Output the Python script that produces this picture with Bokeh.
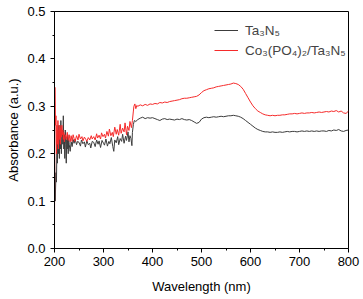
from bokeh.plotting import figure
from bokeh.models import Range1d, FixedTicker, NumeralTickFormatter, Legend, LegendItem
from bokeh.embed import file_html
from bokeh.resources import INLINE

# Ta3N5 (dark grey)
ta_x = [200, 201.5, 203, 204, 205, 206, 207, 208, 209, 210, 211, 212, 213, 214, 215, 216, 217, 218, 219, 220,
        221, 222, 223, 224, 225, 226, 227, 228, 229, 230, 232, 234, 236, 238,
        240, 242, 245, 247, 250, 253, 255, 258, 261, 263, 266, 269, 272, 274, 277, 280, 283, 286, 289, 291,
        294, 297, 300, 302, 305, 308, 311, 313, 316, 319, 321, 323, 326, 329, 331, 334, 337, 339, 342, 345,
        347, 350, 352, 354, 356, 358, 359, 361, 363, 366,
        370, 375, 380, 385, 390, 395, 400, 405, 410, 415, 420, 425, 430, 435, 440, 445, 450, 455, 460, 465,
        470, 475, 480, 485, 490, 495, 500, 505, 510, 515, 520, 525, 530, 535, 540, 545, 550, 555, 560, 565,
        570, 575, 580, 585, 590, 595, 600, 605, 610, 615, 620, 625, 630, 635, 640, 645, 650, 655, 660, 665,
        670, 675, 680, 685, 690, 695, 700, 705, 710, 715, 720, 725, 730, 735, 740, 745, 750, 755, 760, 765,
        770, 775, 780, 785, 790, 795, 800]
ta_y = [0.20, 0.10, 0.16, 0.14, 0.22, 0.18, 0.25, 0.20, 0.26, 0.19, 0.24, 0.21, 0.27, 0.20, 0.23, 0.25, 0.22, 0.28, 0.21, 0.24,
        0.19, 0.25, 0.22, 0.18, 0.23, 0.21, 0.24, 0.20, 0.23, 0.22, 0.205, 0.225, 0.215, 0.23,
        0.222, 0.231, 0.219, 0.226, 0.224, 0.216, 0.229, 0.221, 0.225, 0.214, 0.227, 0.219, 0.222, 0.212, 0.226, 0.224, 0.215, 0.229, 0.22, 0.227,
        0.213, 0.228, 0.222, 0.218, 0.231, 0.216, 0.226, 0.221, 0.234, 0.215, 0.205, 0.229, 0.223, 0.236, 0.219, 0.232, 0.226, 0.241, 0.222, 0.237,
        0.228, 0.246, 0.225, 0.238, 0.232, 0.217, 0.245, 0.262, 0.27, 0.268,
        0.272, 0.275, 0.277, 0.274, 0.276, 0.275, 0.276, 0.274, 0.272, 0.27, 0.273, 0.274, 0.272, 0.273, 0.272, 0.271, 0.273, 0.272, 0.274, 0.272,
        0.271, 0.272, 0.27, 0.267, 0.264, 0.266, 0.273, 0.276, 0.277, 0.276, 0.277, 0.278, 0.277, 0.278, 0.279, 0.278, 0.279, 0.28, 0.28, 0.281,
        0.28, 0.279, 0.277, 0.274, 0.27, 0.266, 0.262, 0.258, 0.254, 0.251, 0.249, 0.247, 0.246, 0.246, 0.245, 0.246, 0.245, 0.245, 0.246, 0.245,
        0.246, 0.247, 0.246, 0.247, 0.247, 0.246, 0.247, 0.248, 0.247, 0.248, 0.247, 0.248, 0.247, 0.248, 0.247, 0.248, 0.248, 0.247, 0.249, 0.248,
        0.25, 0.249, 0.251, 0.248, 0.247, 0.249, 0.25]

# Co3(PO4)2/Ta3N5 (red)
co_x = [200, 200.8, 202, 203, 204, 205, 206, 207, 208, 209, 210, 211, 212, 213, 214, 215, 216, 217, 218, 219,
        220, 222, 224, 226, 228, 230, 232, 234, 236, 238,
        240, 242, 245, 248, 250, 253, 256, 258, 261, 264, 266, 269, 272, 275, 277, 280, 283, 286, 288, 291,
        294, 296, 299, 302, 304, 307, 310, 312, 315, 318, 320, 323, 326, 328, 331, 334, 336, 339, 342, 344,
        347, 349, 352, 354, 357, 359, 361, 362, 364, 366, 368,
        370, 375, 380, 385, 390, 395, 400, 405, 410, 415, 420, 425, 430, 435, 440, 445, 450, 455, 460, 465,
        470, 475, 480, 485, 490, 495, 500, 505, 510, 515, 520, 525, 530, 535, 540, 545, 550, 555, 560, 565,
        570, 575, 580, 585, 590, 595, 600, 605, 610, 615, 620, 625, 630, 635, 640, 645, 650, 655, 660, 665,
        670, 675, 680, 685, 690, 695, 700, 705, 710, 715, 720, 725, 730, 735, 740, 745, 750, 755, 760, 765,
        770, 775, 780, 785, 790, 795, 800]
co_y = [0.03, 0.34, 0.26, 0.28, 0.20, 0.26, 0.22, 0.27, 0.21, 0.25, 0.23, 0.26, 0.22, 0.255, 0.235, 0.26, 0.24, 0.25, 0.23, 0.245,
        0.225, 0.24, 0.23, 0.245, 0.228, 0.24, 0.225, 0.238, 0.226, 0.24,
        0.232, 0.226, 0.238, 0.229, 0.241, 0.231, 0.236, 0.227, 0.235, 0.23, 0.226, 0.234, 0.229, 0.238, 0.231, 0.236, 0.229, 0.242, 0.233, 0.239,
        0.231, 0.244, 0.236, 0.241, 0.233, 0.247, 0.237, 0.252, 0.238, 0.245, 0.236, 0.256, 0.241, 0.251, 0.239, 0.262, 0.243, 0.254, 0.246, 0.265,
        0.24, 0.258, 0.249, 0.268, 0.255, 0.27, 0.29, 0.30, 0.305, 0.295, 0.302,
        0.30, 0.303, 0.301, 0.304, 0.302, 0.305, 0.304, 0.306, 0.305, 0.308, 0.307, 0.309, 0.308, 0.31, 0.311, 0.312, 0.313, 0.314, 0.316, 0.317,
        0.317, 0.318, 0.319, 0.32, 0.321, 0.324, 0.329, 0.333, 0.335, 0.337, 0.338, 0.339, 0.341, 0.342, 0.343, 0.344, 0.345, 0.346, 0.347, 0.349,
        0.348, 0.346, 0.342, 0.336, 0.327, 0.318, 0.309, 0.301, 0.295, 0.29, 0.287, 0.284, 0.282, 0.281, 0.28, 0.281, 0.28, 0.281, 0.281, 0.282,
        0.282, 0.283, 0.284, 0.284, 0.285, 0.284, 0.285, 0.286, 0.285, 0.286, 0.286, 0.287, 0.286, 0.287, 0.288, 0.287, 0.288, 0.289, 0.288, 0.29,
        0.289, 0.291, 0.288, 0.29, 0.286, 0.285, 0.29]

x_ticks = [200, 300, 400, 500, 600, 700, 800]
x_minor = [250, 350, 450, 550, 650, 750]
y_ticks = [0.0, 0.1, 0.2, 0.3, 0.4, 0.5]
y_minor = [0.05, 0.15, 0.25, 0.35, 0.45]
labels = ["Ta\u2083N\u2085", "Co\u2083(PO\u2084)\u2082/Ta\u2083N\u2085"]
colors = ["#3c3c3c", "#f52b2b"]

FONT = "Liberation Sans"

p = figure(width=363, height=299, output_backend="svg", toolbar_location=None,
           x_range=Range1d(200, 800), y_range=Range1d(0, 0.5),
           min_border_left=54, min_border_right=15, min_border_top=11, min_border_bottom=51)
p.background_fill_color = "white"
p.border_fill_color = "white"
p.outline_line_color = "black"
p.outline_line_width = 1
p.grid.visible = False

r1 = p.line(ta_x, ta_y, line_color=colors[0], line_width=1)
r2 = p.line(co_x, co_y, line_color=colors[1], line_width=1)

for ax in (p.xaxis[0], p.yaxis[0]):
    ax.axis_line_color = "black"
    ax.major_tick_line_color = "black"
    ax.minor_tick_line_color = "black"
    ax.major_tick_in = 0
    ax.major_tick_out = 4
    ax.minor_tick_in = 0
    ax.minor_tick_out = 2
    ax.major_label_text_font = FONT
    ax.major_label_text_font_size = "13px"
    ax.major_label_text_color = "black"
    ax.axis_label_text_font = FONT
    ax.axis_label_text_font_size = "13px"
    ax.axis_label_text_font_style = "normal"
    ax.axis_label_text_color = "black"

p.xaxis.ticker = FixedTicker(ticks=x_ticks, minor_ticks=x_minor)
p.yaxis.ticker = FixedTicker(ticks=y_ticks, minor_ticks=y_minor)
p.yaxis.formatter = NumeralTickFormatter(format="0.0")
p.xaxis.axis_label = "Wavelength (nm)"
p.yaxis.axis_label = "Absorbance (a.u.)"
p.xaxis.major_label_standoff = 4
p.xaxis.axis_label_standoff = 10
p.yaxis.major_label_standoff = 5
p.yaxis.axis_label_standoff = 3

legend = Legend(items=[LegendItem(label=labels[0], renderers=[r1]),
                       LegendItem(label=labels[1], renderers=[r2])],
                location=(160, 188), padding=0, margin=0, spacing=0,
                glyph_width=24, glyph_height=20, label_height=20, label_standoff=7,
                label_text_font=FONT, label_text_font_size="13.5px",
                border_line_color=None, background_fill_alpha=0)
p.add_layout(legend, "center")

open("out.html", "w").write(file_html(p, INLINE))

************

> **Problem details**: Each line from the top of the material through the line containing "from bokeh.resources import INLINE" should be reproduced exactly; please drop any images.

> **Exercise output**:
Output the Python script that produces this picture with Bokeh.
from bokeh.plotting import figure
from bokeh.models import Range1d, FixedTicker, NumeralTickFormatter, Legend, LegendItem
from bokeh.embed import file_html
from bokeh.resources import INLINE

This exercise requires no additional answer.